Critical points are the values of \( x \) where a function's derivative is zero or undefined. Finding critical points is crucial because they help us identify where a function may change its behavior from increasing to decreasing, or vice versa.
To find the critical points of a given function, say \( f(x) = x^5 - 5x \), we need to first compute its derivative. For this function, applying the power rule, we get \( f'(x) = 5x^4 - 5 \).
Next, we set the derivative equal to zero to solve for \( x \):

• \( 5x^4 - 5 = 0 \)
• \( x^4 = 1 \)

This leads to the critical points \( x = 1 \) and \( x = -1 \). These points are essential for understanding the nature of the function around these values.

Relative extrema refer to the local maximum or minimum points in a function. These are points where the function transitions its direction, identified using the first derivative. At these critical points, the function can either have a peak (maximum) or a trough (minimum).
Using the First Derivative Test, we can determine the relative extrema of \( f(x) = x^5 - 5x \) by observing which direction the function moves at and around the critical points.

• For \( x = -1 \), the function shifts from an increasing slope to a decreasing slope, causing \( x = -1 \) to be a relative maximum.
• For \( x = 1 \), the function goes from decreasing to increasing, resulting in a relative minimum at \( x = 1 \).

These localized high and low points give us a picture of the "hills and valleys" in the function's graph.

Identifying where a function is increasing or decreasing gives insightful information about its behavior across different regions. This can be determined by looking at the sign of the derivative in various intervals around the critical points.
For the function \( f(x) = x^5 - 5x \), we checked intervals with test points based on our critical points \( x = -1 \) and \( x = 1 \).

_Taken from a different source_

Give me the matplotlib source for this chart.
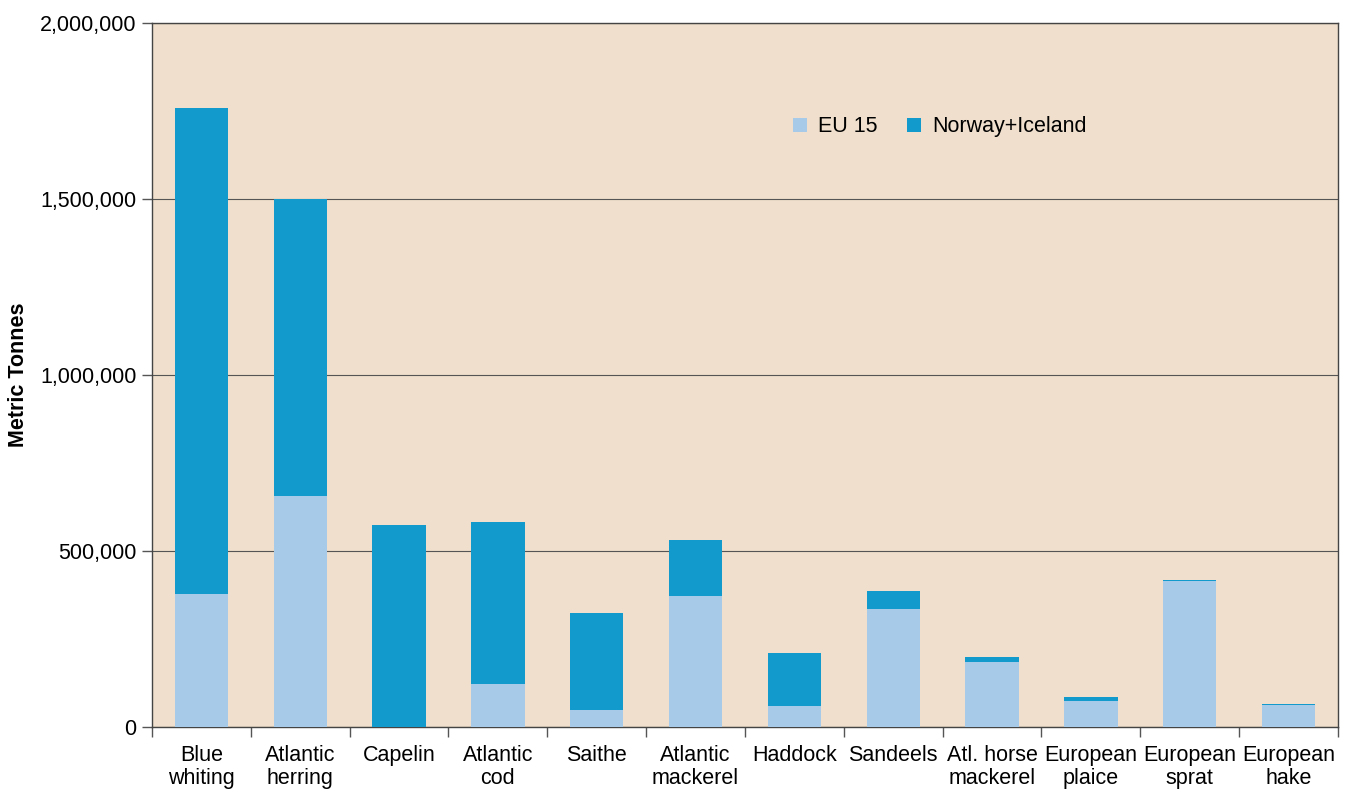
import numpy as np
import matplotlib.pyplot as plt
from matplotlib.ticker import FuncFormatter, MultipleLocator

plt.rcParams['font.family'] = ['Liberation Sans', 'DejaVu Sans']

species = ['Blue\nwhiting', 'Atlantic\nherring', 'Capelin', 'Atlantic\ncod', 'Saithe',
           'Atlantic\nmackerel', 'Haddock', 'Sandeels', 'Atl. horse\nmackerel',
           'European\nplaice', 'European\nsprat', 'European\nhake']
eu15 = [378000, 656000, 0, 122000, 48000, 372000, 60000, 335000, 185000, 74000, 415000, 62000]
norway_iceland = [1380000, 844000, 574000, 460000, 276000, 159000, 150000, 51000, 14000, 11000, 3000, 3000]

bg = '#efdfcc'
c_eu = '#a6cae8'
c_no = '#129acc'
fs = 15.5

fig = plt.figure(figsize=(13.47, 7.92), dpi=100)
ax = fig.add_axes([0.1128, 0.0821, 0.8805, 0.8889])
ax.set_facecolor(bg)

x = np.arange(len(species))
ax.bar(x, eu15, width=0.54, color=c_eu, label='EU 15', zorder=3)
ax.bar(x, norway_iceland, width=0.54, bottom=eu15, color=c_no, label='Norway+Iceland', zorder=3)

ax.set_xlim(-0.5, len(species) - 0.5)
ax.set_ylim(0, 2000000)
ax.yaxis.set_major_locator(MultipleLocator(500000))
ax.yaxis.set_major_formatter(FuncFormatter(lambda v, p: f'{int(v):,}'))
ax.grid(axis='y', color='#555555', linewidth=0.8, zorder=1)

# ticks between categories, labels centred
ax.set_xticks(np.arange(-0.5, len(species), 1.0))
ax.set_xticklabels([])
ax.set_xticks(x, minor=True)
ax.set_xticklabels(species, minor=True, fontsize=fs, linespacing=1.1)
ax.tick_params(axis='x', which='minor', length=0, pad=13)
ax.tick_params(axis='x', which='major', length=7, color='#555555', width=1)
ax.tick_params(axis='y', length=7, color='#555555', width=1, labelsize=fs, pad=4)

for s in ax.spines.values():
    s.set_color('#444444')
    s.set_linewidth(1)

ax.set_ylabel('Metric Tonnes', fontsize=fs, fontweight='bold')
ax.yaxis.set_label_coords(-0.104, 0.5)

ax.legend(loc='upper left', bbox_to_anchor=(0.524, 0.895), ncol=2, frameon=False,
          fontsize=fs, handlelength=0.65, handleheight=0.65, handletextpad=0.5,
          columnspacing=1.4)

fig.savefig('out.png', dpi=100)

• Between \((-\infty, -1)\): Check \( x = -2 \), and since \( f'(-2) = 75 \), the sign is positive, meaning the function is increasing.
• Between \((-1, 1)\): Check \( x = 0 \), where \( f'(0) = -5 \), indicating a negative sign and that the function is decreasing.
• Between \((1, \infty)\): Check \( x = 2 \), giving \( f'(2) = 75 \) again positive, showing the function is increasing once more.

So, the function increases on \((-\infty, -1)\) and \((1, \infty)\), but decreases on \((-1, 1)\). This analysis helps sketch the overall trend and shape of the function.

The Second Derivative Test is another method to determine the nature of critical points and ascertain whether they are maxima, minima, or points of inflection. It involves looking at the second derivative of the function.
For \( f(x) = x^5 - 5x \), the second derivative is found by differentiating \( f'(x) = 5x^4 - 5 \) once more. This results in the second derivative \( f''(x) = 20x^3 \).
Here's how it helps:

• If \( f''(x) \) is positive at a critical point, the function has a relative minimum there.
• If \( f''(x) \) is negative, the function has a relative maximum at that point.
• If \( f''(x) = 0 \), the test is inconclusive, and further analysis might be necessary.

Overall, the Second Derivative Test offers a more extensive perspective on the concavity of the graph and helps confirm the findings from other methods.